Con la intención de apelar al sentido común y moderación de un electorado abrumado con la ideologización instalada por este gobierno, el presidente electo Sebastián Piñera durante su campaña ofreció –de resultar ganador- liderar una segunda transición en nuestro país. El objetivo era buscar acuerdos transversales para llevar a Chile al desarrollo. Aquello, no obstante, supone al menos dos cosas que hoy por hoy escasean: disposición a los consensos (como valor sustancial de la política), y compartir un modelo de sociedad. Sin embargo, este mismo escenario pesimista podría dar paso antes a otra transición, una que tiene que ver con cambios en los modos en que se expresa la política en sus diferentes dimensiones. Ese desafío –esa transición- es a la que está llamado a conducir el gobierno de Sebastián Piñera.
Una política de acuerdos nacionales responde a imaginarios políticos, sociales, subjetividades, y condiciones materiales de los 90’. Aquel Chile quedó atrás, el país se fragmentó políticamente, los partidos están crisis, y no contamos con una teoría compartida de la gobernabilidad. Esto se expresa en un constante déficit de acuerdos programáticos a nivel de bloques políticos, así como también de compromiso ciudadano con los clivajes clásicos y con la importancia de participar, producto de una desconfianza estructural y de la profundización de la brecha entre representantes y representados. Tanto las nuevas demandas como la politización heterogénea marcan este nuevo momento.
Asistimos a un período de politización abierta que se potencia por una polis líquida que se hace a ratos indescifrable a todos los análisis, y por ende, ajena a los relatos de nuestro proceso de modernización.
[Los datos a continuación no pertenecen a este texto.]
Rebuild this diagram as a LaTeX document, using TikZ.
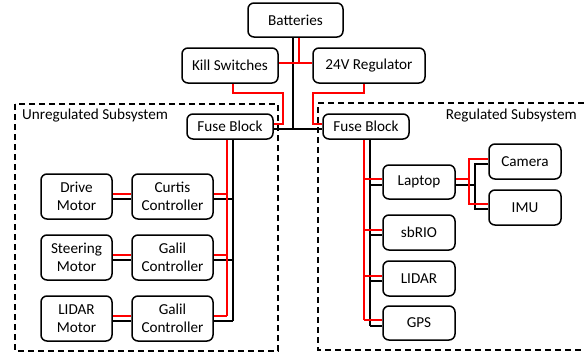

Cuesta encontrar sujetos políticos con identidades políticas claras y estables, por el contrario, el ciudadano constituido en la pura contingencia y malestar es el que parece estar irrumpiendo. Del mismo modo, se abre un escenario movedizo en los bloques políticos que, si bien no romperán con los clivajes clásicos (en el mediano plazo al menos), sí seguirán erosionando la homogeneidad que diferenciaba a cada uno. Aquello ya ocurre a nivel de electorado; difícilmente puede seguir leyéndose como alguien clásicamente de centro a aquel elector que habiendo apostado por Piñera en segunda vuelta, puede al mismo tiempo marchar junto al movimiento No + AFP. Se vienen tiempos cada vez de mayor hibridez.
Los actores, y el gobierno que viene por supuesto, tendrán como desafío medular comprender las nuevas formas de asociatividad y de expresión política que los ciudadanos están instaurando. Hay que mirar y buscar la forma de relacionarse con la topografía líquida e insustancial de una sociedad que se resiste a las lógicas modernas con que ha operado la política hasta hoy. Señalar, como se ha hecho desde el equipo cercano a Piñera, que “es el momento del Word y no del Excel”, es una señal correcta de que el ciclo político actual es distinto, difuso y mucho más desafiante que aquel que tocó en el período anterior.
El próximo gobierno tendrá como tarea guiar la fragmentación y la licuefacción que abundan en la sociedad y en las instituciones políticas. Se requiere una teoría sobre la sociedad. Aquel trabajo, no obstante, supera las capacidades de las encuestas semanales. Lograr lidiar exitosamente con este Chile aun difuso es el gran desafío, por cuanto implica no sólo liderazgo, sino además asumir nuevos ropajes políticos que sean contemporáneos pero que a la vez no desdibujen a la política. En eso consistirá la nueva transición.